Women are often the poorest members of a community and control the fewest resources. But with more assets, they often do the most to impact their families and communities for the better. That's why it's important to invest in women and their livelihoods.

Through our microfinance programs, CRS aims to help empower poor people, especially women, by providing access to financial services, particularly small loans. Microfinance programs have had an especially high profile since Muhammad Yunus, whom many consider the father of microfinance, won the Nobel Peace Prize in 2006. CRS has been involved in microfinance since 1988. We've established a solid track record of helping the entrepreneurial poor get their feet on the ground in cities, towns or densely populated rural areas.
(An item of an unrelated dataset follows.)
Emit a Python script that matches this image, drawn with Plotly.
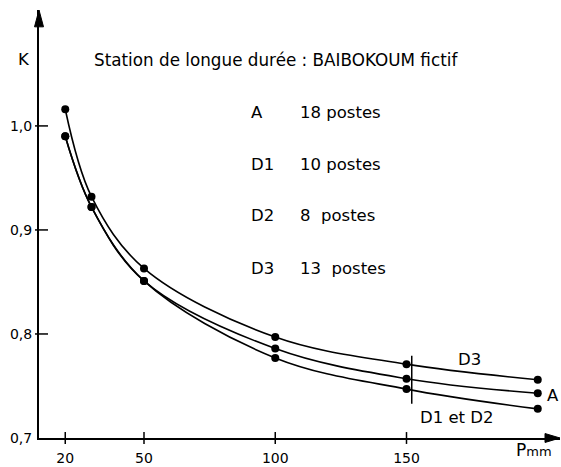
import plotly.graph_objects as go

# Rainfall depth P (mm) and reduction coefficient K for each station group
p_mm = [20, 30, 50, 100, 150, 200]
k_d3 = [1.016, 0.932, 0.863, 0.797, 0.771, 0.756]
k_a = [0.990, 0.922, 0.851, 0.786, 0.757, 0.743]
k_d1_d2 = [0.990, 0.922, 0.851, 0.777, 0.747, 0.728]

# Group names and station counts listed under the title
group_names = ["A", "D1", "D2", "D3"]
group_counts = ["18 postes", "10 postes", "8\u00a0\u00a0postes", "13\u00a0\u00a0postes"]

# Axis ticks
x_ticks = [20, 50, 100, 150]
x_tick_text = ["20", "50", "100", "150"]
y_ticks = [0.7, 0.8, 0.9, 1.0]
y_tick_text = ["0,7", "0,8", "0,9", "1,0"]

# Vertical reference bar crossing the curves near P = 150 mm
bar_x = 152
bar_y = [0.733, 0.779]

W, H = 561, 467
ML, MR, MT, MB = 39, 1, 10, 25
PW, PH = W - ML - MR, H - MT - MB
X_RANGE = [10, 10 + PW / 2.625]
Y_RANGE = [0.7, 0.7 + PH / 1050]

FONT = "DejaVu Sans"
INK = "black"
TXT = 16.5


def px_x(px):
    return (px - ML) / PW


def px_y(py):
    return (H - MB - py) / PH


fig = go.Figure()

for k_vals in (k_d3, k_a, k_d1_d2):
    fig.add_trace(go.Scatter(
        x=p_mm, y=k_vals, mode="lines+markers",
        line=dict(color=INK, width=1.6, shape="spline", smoothing=1.0),
        marker=dict(color=INK, size=8),
        showlegend=False, hoverinfo="skip",
    ))

shapes = []
# crossing tick marks
for xv in x_ticks:
    shapes.append(dict(type="line", xref="x", yref="paper", x0=xv, x1=xv,
                       y0=-6 / PH, y1=6 / PH, line=dict(color=INK, width=1.5)))
for yv in y_ticks[1:]:
    shapes.append(dict(type="line", xref="paper", yref="y", x0=-4 / PW, x1=9 / PW,
                       y0=yv, y1=yv, line=dict(color=INK, width=1.5)))
# arrowheads on both axes
hw_y, hl_y = 4.5 / PW, 17 / PH
shapes.append(dict(type="path", xref="paper", yref="paper",
                   path=f"M 0 1 L {-hw_y} {1 - hl_y} L {hw_y} {1 - hl_y} Z",
                   fillcolor=INK, line=dict(color=INK, width=1)))
hw_x, hl_x = 4.5 / PH, 15 / PW
shapes.append(dict(type="path", xref="paper", yref="paper",
                   path=f"M 1 0 L {1 - hl_x} {hw_x} L {1 - hl_x} {-hw_x} Z",
                   fillcolor=INK, line=dict(color=INK, width=1)))
# reference bar
shapes.append(dict(type="line", xref="x", yref="y", x0=bar_x, x1=bar_x,
                   y0=bar_y[0], y1=bar_y[1], line=dict(color=INK, width=1.5)))

annotations = []


def text(x, y, s, size=TXT, xanchor="left", xref="paper", yref="paper"):
    annotations.append(dict(x=x, y=y, xref=xref, yref=yref, text=s, showarrow=False,
                            xanchor=xanchor, yanchor="middle",
                            font=dict(family=FONT, size=size, color=INK)))


text(px_x(16), px_y(60), "K")
text(px_x(276), px_y(60), "Station de longue durée : BAIBOKOUM fictif",
     size=16.8, xanchor="center")

row_y = [113, 166, 217, 271]
for name, count, ry in zip(group_names, group_counts, row_y):
    text(px_x(249), px_y(ry), name)
    text(px_x(298), px_y(ry), count)

# curve labels
text(px_x(456), px_y(363), "D3")
text(px_x(545), px_y(399), "A")
text(px_x(418), px_y(421), "D1 et D2")
text(px_x(514), px_y(454), "P<span style='font-size:13px'>mm</span>", size=17)

fig.update_layout(
    width=W, height=H,
    margin=dict(l=ML, r=MR, t=MT, b=MB),
    paper_bgcolor="white", plot_bgcolor="white",
    font=dict(family=FONT, size=14, color=INK),
    shapes=shapes, annotations=annotations,
    xaxis=dict(range=X_RANGE, showgrid=False, zeroline=False,
               showline=True, linecolor=INK, linewidth=2,
               tickvals=x_ticks, ticktext=x_tick_text,
               ticks="outside", ticklen=6, tickcolor="rgba(0,0,0,0)",
               tickfont=dict(family=FONT, size=14, color=INK)),
    yaxis=dict(range=Y_RANGE, showgrid=False, zeroline=False,
               showline=True, linecolor=INK, linewidth=2,
               tickvals=y_ticks, ticktext=y_tick_text,
               ticks="outside", ticklen=2, tickcolor="rgba(0,0,0,0)",
               tickfont=dict(family=FONT, size=14, color=INK)),
)

fig.write_html("out.html")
In India, for example, microfinance is administered through what we call “self-help groups.” These are clusters of up to 20 people, mostly women (generally, about 90 percent of self-help group members are women). These groups link women in rural communities to banks for credit services, and promote women's empowerment. They provide a positive, beneficial way to overcome the discrimination that, for so long, has restricted women's rights and opportunities for development. This economic empowerment has also led to civic and political empowerment. Members of self-help groups are involved in peacebuilding activities, like campaigns to stop alcohol abuse and spousal abuse. And hundreds of women in self-help groups have been elected to offices in their villages.

Through initiatives like these, we hope to make a significant contribution to ending the crippling reality of poverty for women and their families around the world.

Thank you for your continued support and your prayers.